[Rows from a dataset of charts and code]

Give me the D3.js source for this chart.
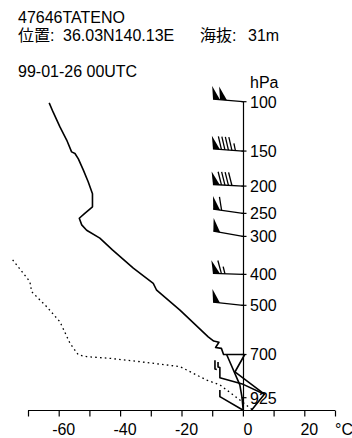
<!DOCTYPE html>
<html><head><meta charset="utf-8">
<script src="https://cdn.jsdelivr.net/npm/d3@7"></script>
<style>
body{margin:0;background:#fff}
svg{display:block}
text{font-family:"Liberation Sans","Noto Sans CJK JP",sans-serif;font-size:16px;fill:#000}
</style>
</head><body><svg id="c" width="352" height="438"></svg>
<script>
// ---- data ----
const stationName = "47646TATENO";
const posLabel = "位置:";
const posValue = "36.03N140.13E";
const altLabel = "海抜:";
const altValue = "31m";
const obsTime = "99-01-26 00UTC";

const pressureTicks = [100,150,200,250,300,400,500,700,925];
const tempTicks = [-70,-60,-50,-40,-30,-20,-10,0,10,20,30];
const tempTickLabels = [-60,-40,-20,0,20];

// temperature profile (hPa, degC)
const tempP = [101,109,123,137,151,153,160,175,193,213,237,250,260,274,286,304,333,382,427,449,517,622,640,645,668,672,700,700];
const tempT = [-63.1,-61.8,-59.6,-57.4,-55.8,-54.7,-53.6,-52,-50.4,-49,-49,-51.5,-53.3,-52.5,-50.9,-46.6,-42.5,-35.7,-29.2,-28.1,-20.5,-11.3,-9.5,-7.8,-8.9,-7.0,-6.3,0.5];
// lower-level extra solid traces
const trace2P = [700,853,922,1000];
const trace2T = [-5.3,-1.0,-0.3,0.1];
const trace3P = [700,785,905,1000];
const trace3T = [0.6,-2.6,7.0,2.8];
const trace4P = [727,770,772];
const trace4T = [-9.1,-9.1,-8.5];
const trace5P = [735,760,762,815,850,905];
const trace5T = [-8.1,-8.1,-7.5,-7.5,0.1,7.0];
const trace6P = [881,919,1000];
const trace6T = [-7.5,-7.5,0.1];
// dew point (dotted)
const dewP = [359,422,454,505,561,650,702,710,718,734,758,775,827,853,881,938,978,1000];
const dewT = [-75,-69.4,-68.8,-63.9,-59.6,-56.3,-53.6,-50.9,-43.3,-33.5,-20.5,-18.3,-11.8,-7.5,-5.3,-1.0,1.7,3.3];
// winds
const windP = [100,150,200,250,300,400,500];
const windSpd = [100,95,90,60,50,65,50];
const windDir = [275,274,273,278,280,272,276];

// ---- scales ----
function stdHeight(p){
  if (p < 226.32) return 11000 + 6341.6*Math.log(226.32/p);
  return 44330.8*(1 - Math.pow(p/1013.25, 0.190263));
}
const x = d3.scaleLinear().domain([-70,30]).range([28,335]);
const hy = d3.scaleLinear().domain([stdHeight(100), stdHeight(925)]).range([101.7,397.7]);
const y = p => hy(stdHeight(p));

const svg = d3.select("#c");

// header
svg.append("text").attr("x",18).attr("y",23).text(stationName);
const l2 = svg.append("text").attr("y",41);
l2.append("tspan").attr("x",18).text(posLabel);
l2.append("tspan").attr("x",63).text(posValue);
l2.append("tspan").attr("x",200).text(altLabel);
l2.append("tspan").attr("x",248).text(altValue);
svg.append("text").attr("x",18).attr("y",77).text(obsTime);

const x0 = Math.round(x(0)) + 0.5;
const yBot = Math.round(y(1000)) + 0.5;

// vertical pressure axis
svg.append("line").attr("x1",x0).attr("x2",x0).attr("y1",y(100)).attr("y2",yBot)
  .attr("stroke","#000").attr("stroke-width",1.2);
svg.append("text").attr("x",250).attr("y",88).text("hPa");
pressureTicks.forEach(p=>{
  svg.append("line").attr("x1",x0-2).attr("x2",x0+3).attr("y1",y(p)).attr("y2",y(p))
    .attr("stroke","#000").attr("stroke-width",1.2);
  svg.append("text").attr("x",250).attr("y",y(p)+6).text(p);
});

// bottom temperature axis
const ax = svg.append("g").attr("transform",`translate(0,${yBot})`)
  .call(d3.axisBottom(x).tickValues(tempTicks).tickSize(6).tickFormat(""));
ax.select(".domain").attr("stroke","#000").attr("stroke-width",1.2).attr("d",`M${x(-70)},0H${x(30)}`);
ax.selectAll(".tick line").attr("stroke","#000").attr("stroke-width",1.2);
tempTickLabels.forEach(t=>{
  svg.append("text").attr("x",x(t)+5).attr("y",435).attr("text-anchor","middle").text(t);
});
svg.append("text").attr("x",x(30)).attr("y",435).text("°C");

// profiles
const line = d3.line().x(d=>x(d[1])).y(d=>y(d[0]));
const zip = (P,T)=>P.map((p,i)=>[p,T[i]]);
[[tempP,tempT],[trace2P,trace2T],[trace3P,trace3T],[trace4P,trace4T],[trace5P,trace5T],[trace6P,trace6T]].forEach(([P,T])=>{
  svg.append("path").attr("d",line(zip(P,T))).attr("fill","none")
    .attr("stroke","#000").attr("stroke-width",1.6).attr("stroke-linejoin","round");
});
svg.append("path").attr("d",line(zip(dewP,dewT))).attr("fill","none")
  .attr("stroke","#000").attr("stroke-width",1.3).attr("stroke-dasharray","1.6,3.2");

// wind barbs
windP.forEach((p,i)=>{
  const sx = x(0), sy = y(p);
  const a = windDir[i]*Math.PI/180;
  const u = [Math.sin(a), -Math.cos(a)];
  const n = [-u[1], u[0]];
  const L = 30;
  const P = (d, nn=0, uu=0) => [sx + u[0]*(d+uu) + n[0]*nn, sy + u[1]*(d+uu) + n[1]*nn];
  const g = svg.append("g");
  g.append("line").attr("x1",sx).attr("y1",sy).attr("x2",P(L)[0]).attr("y2",P(L)[1])
    .attr("stroke","#000").attr("stroke-width",1.3);
  let s = Math.round(windSpd[i]/5)*5;
  let d = L;
  while (s >= 50){
    g.append("polygon").attr("points",[P(d),P(d,13,2),P(d-7)].map(q=>q.join(",")).join(" ")).attr("fill","#000");
    d -= 7; s -= 50;
  }
  if (d < L) d -= 1.5;
  while (s >= 10){
    const a1=P(d), a2=P(d,13,4);
    g.append("line").attr("x1",a1[0]).attr("y1",a1[1]).attr("x2",a2[0]).attr("y2",a2[1]).attr("stroke","#000").attr("stroke-width",1.3);
    d -= 3.5; s -= 10;
  }
  if (s >= 5){
    const a1=P(d), a2=P(d,7,2);
    g.append("line").attr("x1",a1[0]).attr("y1",a1[1]).attr("x2",a2[0]).attr("y2",a2[1]).attr("stroke","#000").attr("stroke-width",1.3);
  }
});
</script>
</body></html>
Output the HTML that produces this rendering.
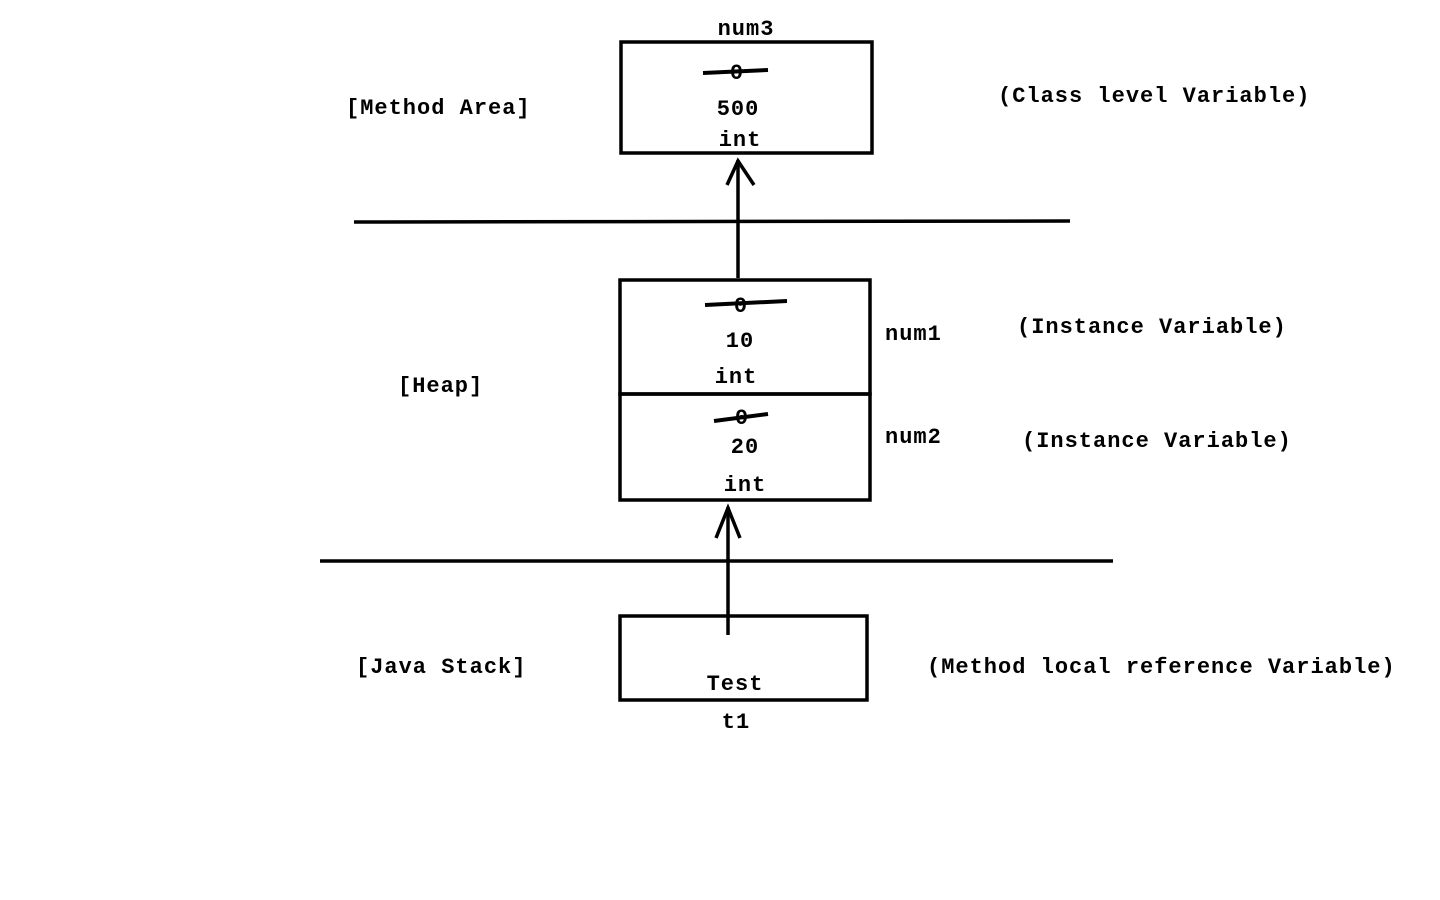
<!DOCTYPE html>
<html><head><meta charset="utf-8"><style>
html,body{margin:0;padding:0;background:#fff;width:1440px;height:900px;overflow:hidden}
text{font-family:"Liberation Mono",monospace;font-weight:bold;font-size:22px;letter-spacing:1px;fill:#000}
</style></head><body>
<svg width="1440" height="900" xmlns="http://www.w3.org/2000/svg">
<g fill="none" stroke="#000" stroke-width="3.5">
<rect x="621" y="42" width="251" height="111"/>
<line x1="354" y1="222" x2="1070" y2="221"/>
<line x1="738" y1="278" x2="738" y2="160"/>
<polyline points="727,185 738,161 754,185"/>
<rect x="620" y="280" width="250" height="114"/>
<rect x="620" y="394" width="250" height="106"/>
<line x1="320" y1="561" x2="1113" y2="561"/>
<line x1="728" y1="635" x2="728" y2="507"/>
<polyline points="716,538 728,508 740,538"/>
<rect x="620" y="616" width="247" height="84"/>
</g>
<g stroke="#000" stroke-width="4">
<line x1="703" y1="73" x2="768" y2="70"/>
<line x1="705" y1="305" x2="787" y2="301"/>
<line x1="714" y1="421" x2="768" y2="414"/>
</g>
<g text-anchor="middle">
<text x="746" y="35">num3</text>
<text x="737" y="79">0</text>
<text x="738" y="115">500</text>
<text x="740" y="146">int</text>
<text x="741" y="312">0</text>
<text x="740" y="347">10</text>
<text x="736" y="383">int</text>
<text x="742" y="424">0</text>
<text x="745" y="453">20</text>
<text x="745" y="491">int</text>
<text x="735" y="690">Test</text>
<text x="736" y="728">t1</text>
</g>
<text x="346" y="114">[Method Area]</text>
<text x="998" y="102">(Class level Variable)</text>
<text x="885" y="340">num1</text>
<text x="1017" y="333">(Instance Variable)</text>
<text x="398" y="392">[Heap]</text>
<text x="885" y="443">num2</text>
<text x="1022" y="447">(Instance Variable)</text>
<text x="356" y="673">[Java Stack]</text>
<text x="927" y="673">(Method local reference Variable)</text>
</svg>
</body></html>
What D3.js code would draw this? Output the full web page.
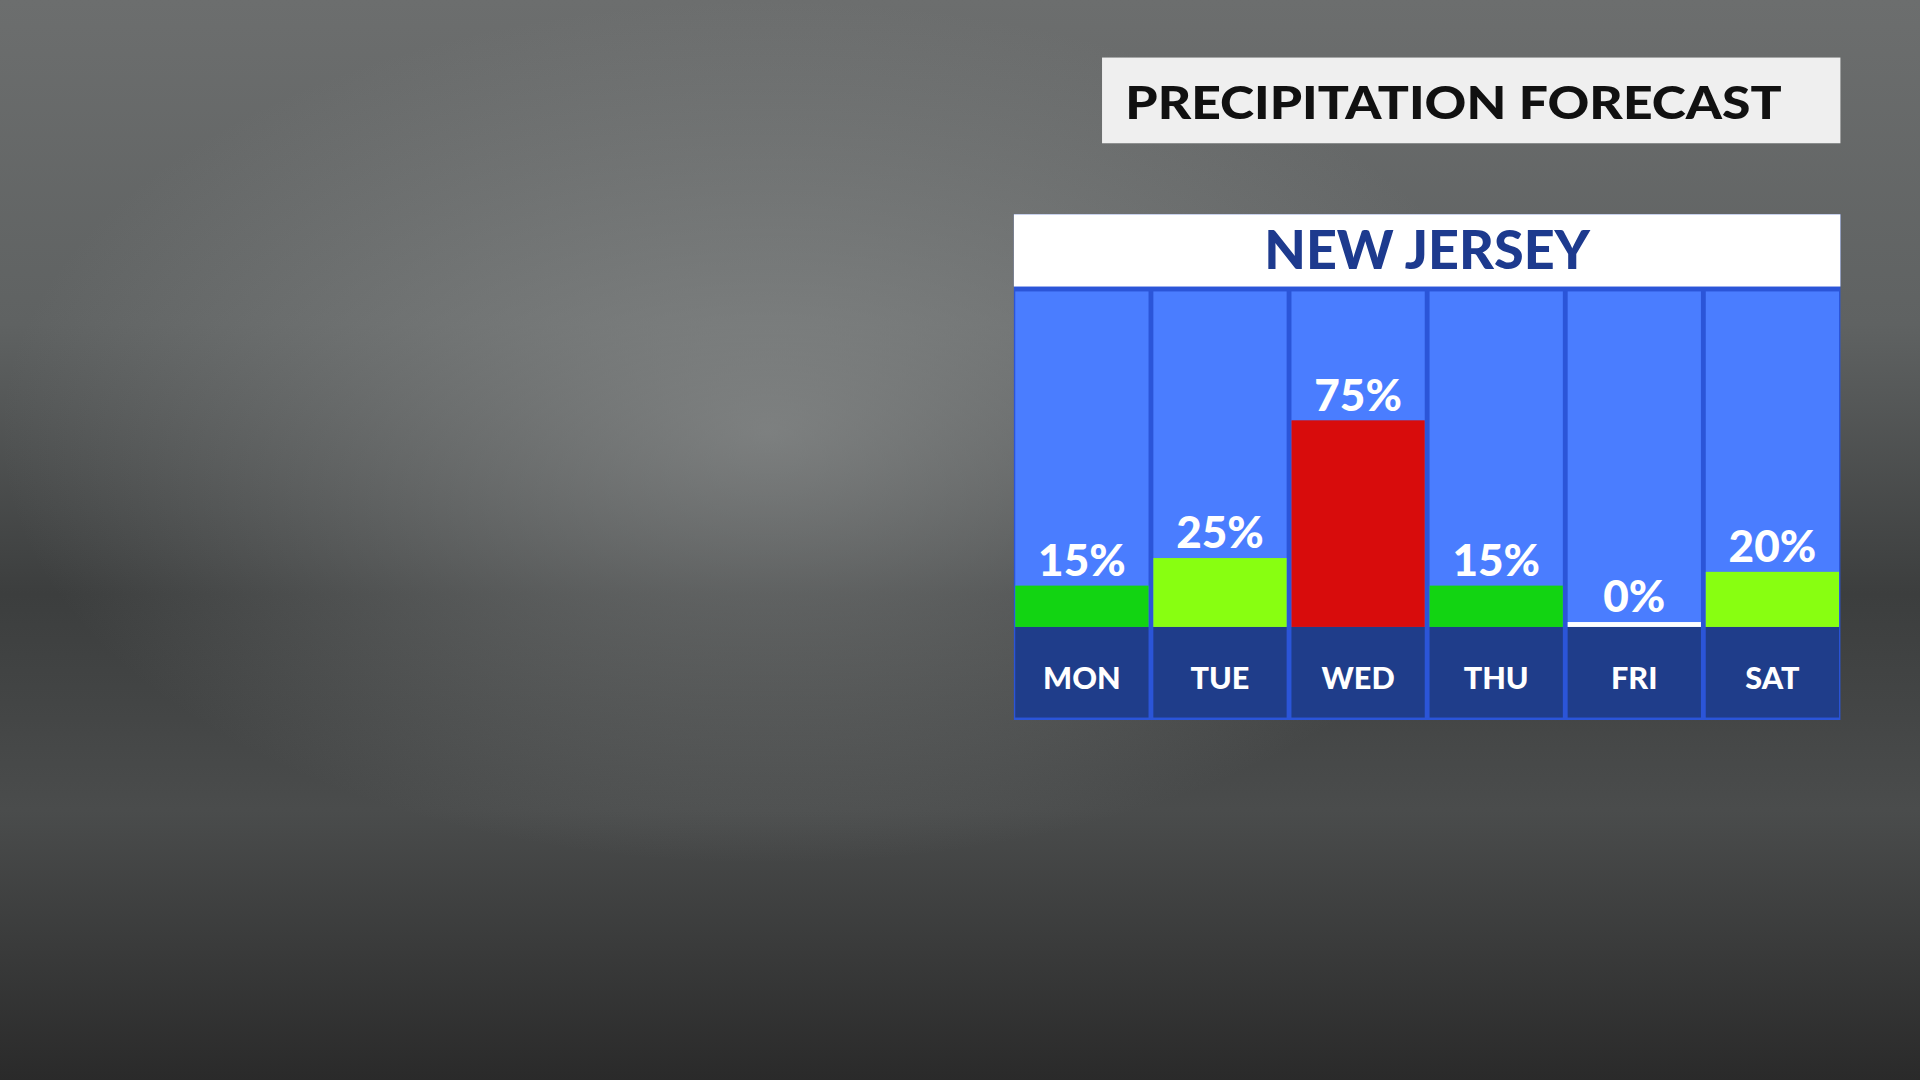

WRITTEN INSTRUCTION: Please restate the material above line by line, exactly, beginning at its first line and ending with the line that contains "const tempTickLabels = [-60,-40,-20,0,20];", without any pictures.

TASK RESULT:
Give me the D3.js source for this chart.
<!DOCTYPE html>
<html><head><meta charset="utf-8">
<script src="https://cdn.jsdelivr.net/npm/d3@7"></script>
<style>
body{margin:0;background:#fff}
svg{display:block}
text{font-family:"Liberation Sans","Noto Sans CJK JP",sans-serif;font-size:16px;fill:#000}
</style>
</head><body><svg id="c" width="352" height="438"></svg>
<script>
// ---- data ----
const stationName = "47646TATENO";
const posLabel = "位置:";
const posValue = "36.03N140.13E";
const altLabel = "海抜:";
const altValue = "31m";
const obsTime = "99-01-26 00UTC";

const pressureTicks = [100,150,200,250,300,400,500,700,925];
const tempTicks = [-70,-60,-50,-40,-30,-20,-10,0,10,20,30];
const tempTickLabels = [-60,-40,-20,0,20];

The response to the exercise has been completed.